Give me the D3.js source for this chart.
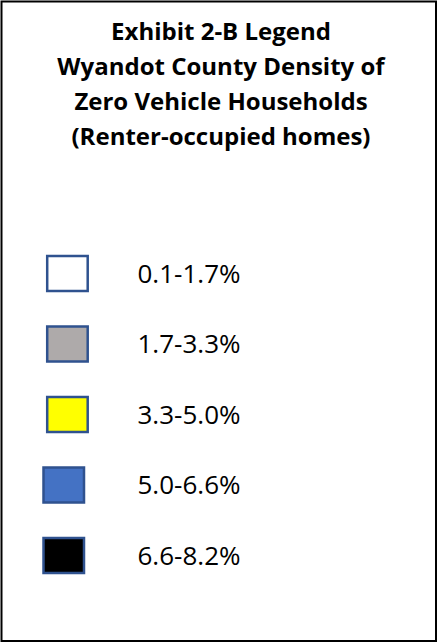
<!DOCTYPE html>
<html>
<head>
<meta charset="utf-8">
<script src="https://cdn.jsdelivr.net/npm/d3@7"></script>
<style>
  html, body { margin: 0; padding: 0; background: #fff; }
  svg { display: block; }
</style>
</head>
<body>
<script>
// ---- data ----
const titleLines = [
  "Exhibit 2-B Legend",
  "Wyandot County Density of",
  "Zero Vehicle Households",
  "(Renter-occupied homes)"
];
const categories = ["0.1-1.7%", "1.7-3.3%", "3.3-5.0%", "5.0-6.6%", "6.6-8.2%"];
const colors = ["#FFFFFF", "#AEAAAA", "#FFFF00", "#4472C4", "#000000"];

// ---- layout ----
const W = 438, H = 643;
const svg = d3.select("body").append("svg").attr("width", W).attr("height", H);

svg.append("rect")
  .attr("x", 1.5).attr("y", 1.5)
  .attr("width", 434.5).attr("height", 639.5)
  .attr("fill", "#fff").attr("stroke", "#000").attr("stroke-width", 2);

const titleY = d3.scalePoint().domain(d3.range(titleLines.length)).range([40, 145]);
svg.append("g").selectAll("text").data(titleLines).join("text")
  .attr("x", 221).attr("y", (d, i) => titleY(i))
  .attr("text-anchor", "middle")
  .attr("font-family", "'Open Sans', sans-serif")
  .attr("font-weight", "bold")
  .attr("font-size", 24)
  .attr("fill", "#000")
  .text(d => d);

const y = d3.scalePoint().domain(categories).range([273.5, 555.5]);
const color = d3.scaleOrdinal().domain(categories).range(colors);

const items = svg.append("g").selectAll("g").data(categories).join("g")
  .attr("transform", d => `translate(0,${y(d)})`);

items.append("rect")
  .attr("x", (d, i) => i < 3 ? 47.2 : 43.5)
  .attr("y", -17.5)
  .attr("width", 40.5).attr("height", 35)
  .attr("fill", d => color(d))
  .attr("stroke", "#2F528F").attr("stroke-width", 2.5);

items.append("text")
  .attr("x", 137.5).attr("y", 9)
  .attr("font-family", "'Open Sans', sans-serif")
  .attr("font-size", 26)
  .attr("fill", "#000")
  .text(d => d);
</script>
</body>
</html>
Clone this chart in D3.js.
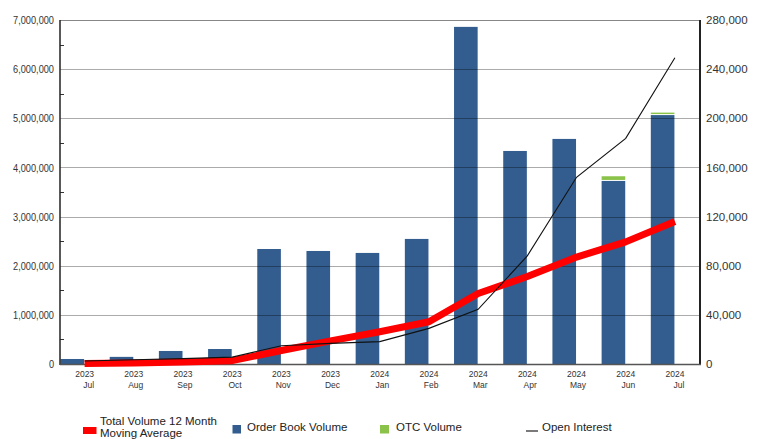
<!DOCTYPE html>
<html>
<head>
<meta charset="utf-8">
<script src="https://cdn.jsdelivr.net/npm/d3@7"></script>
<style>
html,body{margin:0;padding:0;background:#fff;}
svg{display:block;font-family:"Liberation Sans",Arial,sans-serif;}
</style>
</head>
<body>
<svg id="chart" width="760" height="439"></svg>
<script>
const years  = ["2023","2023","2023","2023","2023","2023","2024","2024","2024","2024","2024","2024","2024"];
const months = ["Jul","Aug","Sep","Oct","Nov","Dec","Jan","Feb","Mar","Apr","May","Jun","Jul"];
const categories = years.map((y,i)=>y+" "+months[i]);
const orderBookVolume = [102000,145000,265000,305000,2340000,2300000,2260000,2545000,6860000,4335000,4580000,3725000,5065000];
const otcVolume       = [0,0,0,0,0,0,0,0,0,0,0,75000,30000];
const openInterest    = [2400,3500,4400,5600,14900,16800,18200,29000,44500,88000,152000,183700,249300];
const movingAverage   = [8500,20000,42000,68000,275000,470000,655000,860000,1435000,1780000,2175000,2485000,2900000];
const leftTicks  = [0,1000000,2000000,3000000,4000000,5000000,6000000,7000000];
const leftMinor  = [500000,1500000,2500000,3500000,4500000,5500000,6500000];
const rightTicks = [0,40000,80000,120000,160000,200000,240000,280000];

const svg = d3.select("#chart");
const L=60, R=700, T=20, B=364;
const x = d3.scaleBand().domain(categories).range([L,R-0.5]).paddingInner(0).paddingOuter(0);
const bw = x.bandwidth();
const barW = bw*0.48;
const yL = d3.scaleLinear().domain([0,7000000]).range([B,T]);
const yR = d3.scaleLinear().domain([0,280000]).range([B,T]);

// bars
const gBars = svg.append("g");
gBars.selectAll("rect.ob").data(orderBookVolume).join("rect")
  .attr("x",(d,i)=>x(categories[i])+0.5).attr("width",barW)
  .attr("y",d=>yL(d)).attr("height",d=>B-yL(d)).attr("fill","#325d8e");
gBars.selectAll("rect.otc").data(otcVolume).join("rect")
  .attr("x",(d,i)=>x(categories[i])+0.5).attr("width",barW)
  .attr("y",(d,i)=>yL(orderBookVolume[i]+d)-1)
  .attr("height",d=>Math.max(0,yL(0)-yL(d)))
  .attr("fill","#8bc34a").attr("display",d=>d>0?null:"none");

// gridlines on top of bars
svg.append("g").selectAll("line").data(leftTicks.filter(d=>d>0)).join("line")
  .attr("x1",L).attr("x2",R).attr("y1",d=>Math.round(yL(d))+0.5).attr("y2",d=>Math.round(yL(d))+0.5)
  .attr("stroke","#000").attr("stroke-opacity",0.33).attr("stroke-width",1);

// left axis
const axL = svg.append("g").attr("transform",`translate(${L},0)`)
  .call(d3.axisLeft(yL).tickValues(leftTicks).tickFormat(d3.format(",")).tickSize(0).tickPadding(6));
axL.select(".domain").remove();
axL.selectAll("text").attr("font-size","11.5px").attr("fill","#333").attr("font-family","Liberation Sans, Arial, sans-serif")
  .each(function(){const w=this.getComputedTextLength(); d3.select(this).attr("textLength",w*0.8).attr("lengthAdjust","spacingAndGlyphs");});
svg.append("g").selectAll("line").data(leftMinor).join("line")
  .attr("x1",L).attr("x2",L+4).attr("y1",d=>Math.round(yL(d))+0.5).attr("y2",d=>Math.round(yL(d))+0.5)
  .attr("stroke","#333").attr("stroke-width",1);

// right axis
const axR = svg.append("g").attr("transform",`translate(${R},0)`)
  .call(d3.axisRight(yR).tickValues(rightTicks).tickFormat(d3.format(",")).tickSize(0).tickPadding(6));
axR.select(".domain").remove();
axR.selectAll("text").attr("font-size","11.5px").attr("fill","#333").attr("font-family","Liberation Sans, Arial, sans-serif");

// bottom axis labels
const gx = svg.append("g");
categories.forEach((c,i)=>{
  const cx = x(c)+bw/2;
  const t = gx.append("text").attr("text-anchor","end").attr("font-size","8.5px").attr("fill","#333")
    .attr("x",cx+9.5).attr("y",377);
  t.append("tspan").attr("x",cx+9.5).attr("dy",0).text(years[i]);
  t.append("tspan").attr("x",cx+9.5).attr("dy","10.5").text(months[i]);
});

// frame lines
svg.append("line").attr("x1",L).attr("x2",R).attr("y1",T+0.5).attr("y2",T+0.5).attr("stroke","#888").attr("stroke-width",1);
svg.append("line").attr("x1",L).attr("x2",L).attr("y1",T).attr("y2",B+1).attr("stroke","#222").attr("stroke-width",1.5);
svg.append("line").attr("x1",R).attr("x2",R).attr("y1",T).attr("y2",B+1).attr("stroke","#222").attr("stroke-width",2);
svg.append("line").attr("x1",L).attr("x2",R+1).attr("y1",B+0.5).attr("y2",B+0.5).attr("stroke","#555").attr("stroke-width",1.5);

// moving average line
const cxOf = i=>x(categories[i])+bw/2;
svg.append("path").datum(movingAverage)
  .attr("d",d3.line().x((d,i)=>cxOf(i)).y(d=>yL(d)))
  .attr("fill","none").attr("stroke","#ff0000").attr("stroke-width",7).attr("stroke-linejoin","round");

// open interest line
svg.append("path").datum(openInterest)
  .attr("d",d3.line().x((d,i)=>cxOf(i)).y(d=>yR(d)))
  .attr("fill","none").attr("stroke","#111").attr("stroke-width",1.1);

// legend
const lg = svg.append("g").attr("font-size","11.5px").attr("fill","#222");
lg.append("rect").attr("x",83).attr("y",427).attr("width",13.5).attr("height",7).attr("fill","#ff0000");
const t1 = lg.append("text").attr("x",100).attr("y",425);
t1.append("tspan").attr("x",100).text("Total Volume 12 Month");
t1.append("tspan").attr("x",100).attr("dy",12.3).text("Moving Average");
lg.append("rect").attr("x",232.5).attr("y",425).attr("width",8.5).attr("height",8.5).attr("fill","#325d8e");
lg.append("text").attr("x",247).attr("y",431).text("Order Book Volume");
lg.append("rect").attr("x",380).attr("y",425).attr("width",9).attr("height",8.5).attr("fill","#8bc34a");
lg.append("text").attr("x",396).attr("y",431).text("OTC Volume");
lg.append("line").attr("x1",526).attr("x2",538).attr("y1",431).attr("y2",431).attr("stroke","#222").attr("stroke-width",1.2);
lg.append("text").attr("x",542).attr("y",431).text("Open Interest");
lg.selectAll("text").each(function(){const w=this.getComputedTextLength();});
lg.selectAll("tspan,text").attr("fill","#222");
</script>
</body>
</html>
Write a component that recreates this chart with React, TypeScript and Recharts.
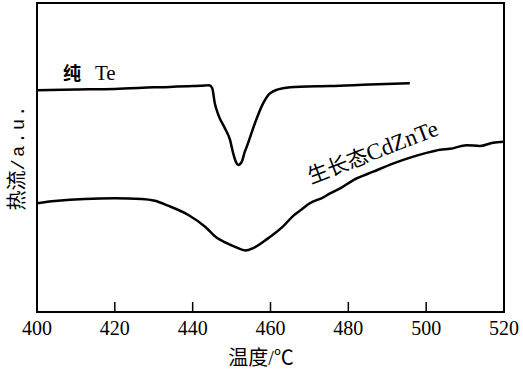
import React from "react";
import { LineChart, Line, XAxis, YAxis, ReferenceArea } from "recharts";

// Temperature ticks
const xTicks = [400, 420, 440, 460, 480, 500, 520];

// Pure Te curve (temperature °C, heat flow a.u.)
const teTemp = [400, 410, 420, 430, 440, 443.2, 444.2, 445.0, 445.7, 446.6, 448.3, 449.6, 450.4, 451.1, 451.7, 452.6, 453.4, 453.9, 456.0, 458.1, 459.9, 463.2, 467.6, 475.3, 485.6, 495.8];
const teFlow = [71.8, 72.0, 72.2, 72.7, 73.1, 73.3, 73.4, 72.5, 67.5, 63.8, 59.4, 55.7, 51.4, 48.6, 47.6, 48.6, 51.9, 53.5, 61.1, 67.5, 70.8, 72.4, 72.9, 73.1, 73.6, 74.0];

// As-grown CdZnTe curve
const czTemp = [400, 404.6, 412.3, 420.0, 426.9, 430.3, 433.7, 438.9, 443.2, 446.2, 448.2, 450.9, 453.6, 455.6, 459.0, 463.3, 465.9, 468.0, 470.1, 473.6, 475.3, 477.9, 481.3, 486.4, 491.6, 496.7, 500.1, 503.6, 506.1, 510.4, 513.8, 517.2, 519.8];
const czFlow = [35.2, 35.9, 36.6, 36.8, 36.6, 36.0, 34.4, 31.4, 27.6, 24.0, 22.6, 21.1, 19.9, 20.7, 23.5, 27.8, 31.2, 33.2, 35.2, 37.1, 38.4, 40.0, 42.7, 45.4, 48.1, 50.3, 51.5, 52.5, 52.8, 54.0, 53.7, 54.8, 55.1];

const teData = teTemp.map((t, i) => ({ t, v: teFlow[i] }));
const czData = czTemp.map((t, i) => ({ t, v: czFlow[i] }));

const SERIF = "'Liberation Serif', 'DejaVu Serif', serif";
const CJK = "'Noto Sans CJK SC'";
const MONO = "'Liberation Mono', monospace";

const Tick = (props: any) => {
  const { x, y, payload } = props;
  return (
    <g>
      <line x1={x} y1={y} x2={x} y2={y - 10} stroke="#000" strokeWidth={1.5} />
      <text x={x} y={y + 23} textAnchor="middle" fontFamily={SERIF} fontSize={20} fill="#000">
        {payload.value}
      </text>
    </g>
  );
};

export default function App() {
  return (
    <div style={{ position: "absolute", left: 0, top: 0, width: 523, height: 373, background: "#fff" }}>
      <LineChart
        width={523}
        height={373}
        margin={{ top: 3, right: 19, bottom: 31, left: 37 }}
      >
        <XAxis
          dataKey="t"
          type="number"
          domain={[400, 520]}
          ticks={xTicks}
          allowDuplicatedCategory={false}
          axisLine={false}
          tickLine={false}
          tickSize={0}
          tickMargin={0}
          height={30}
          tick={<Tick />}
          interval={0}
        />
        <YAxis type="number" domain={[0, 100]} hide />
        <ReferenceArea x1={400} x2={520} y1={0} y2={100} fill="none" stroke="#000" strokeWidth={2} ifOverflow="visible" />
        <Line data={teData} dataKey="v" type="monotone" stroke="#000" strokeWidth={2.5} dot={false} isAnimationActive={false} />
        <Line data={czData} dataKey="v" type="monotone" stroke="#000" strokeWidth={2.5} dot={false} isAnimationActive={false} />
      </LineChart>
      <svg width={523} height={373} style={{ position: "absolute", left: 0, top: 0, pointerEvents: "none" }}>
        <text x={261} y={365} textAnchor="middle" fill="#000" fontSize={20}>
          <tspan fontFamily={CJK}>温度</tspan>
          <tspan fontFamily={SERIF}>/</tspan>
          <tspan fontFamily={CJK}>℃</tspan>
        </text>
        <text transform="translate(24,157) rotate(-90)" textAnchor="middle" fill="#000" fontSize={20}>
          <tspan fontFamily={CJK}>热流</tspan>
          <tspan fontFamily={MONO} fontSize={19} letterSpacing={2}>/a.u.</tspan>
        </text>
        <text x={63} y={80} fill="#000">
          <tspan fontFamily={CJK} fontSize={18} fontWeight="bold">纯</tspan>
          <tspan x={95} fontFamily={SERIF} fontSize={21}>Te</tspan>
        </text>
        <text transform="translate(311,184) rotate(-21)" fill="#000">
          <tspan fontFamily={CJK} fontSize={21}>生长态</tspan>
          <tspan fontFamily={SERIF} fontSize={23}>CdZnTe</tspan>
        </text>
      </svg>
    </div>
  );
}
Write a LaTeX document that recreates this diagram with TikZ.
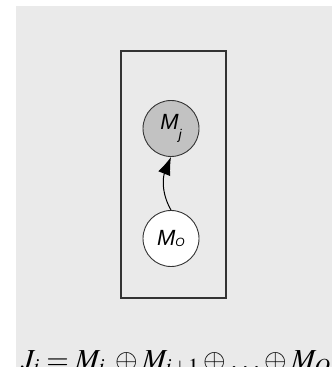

◇ ◇ ◇ ◇

## WHAT YOU ARE ASKED TO DO
From the records above, quote word for word only the lines beginning at the line that has "Write a component" and stopping after the line that has "73.1, 73.6, 74.0];". Omit the pictures.

## THE SOLUTION
Write a component that recreates this chart with React, TypeScript and Recharts.
import React from "react";
import { LineChart, Line, XAxis, YAxis, ReferenceArea } from "recharts";

// Temperature ticks
const xTicks = [400, 420, 440, 460, 480, 500, 520];

// Pure Te curve (temperature °C, heat flow a.u.)
const teTemp = [400, 410, 420, 430, 440, 443.2, 444.2, 445.0, 445.7, 446.6, 448.3, 449.6, 450.4, 451.1, 451.7, 452.6, 453.4, 453.9, 456.0, 458.1, 459.9, 463.2, 467.6, 475.3, 485.6, 495.8];
const teFlow = [71.8, 72.0, 72.2, 72.7, 73.1, 73.3, 73.4, 72.5, 67.5, 63.8, 59.4, 55.7, 51.4, 48.6, 47.6, 48.6, 51.9, 53.5, 61.1, 67.5, 70.8, 72.4, 72.9, 73.1, 73.6, 74.0];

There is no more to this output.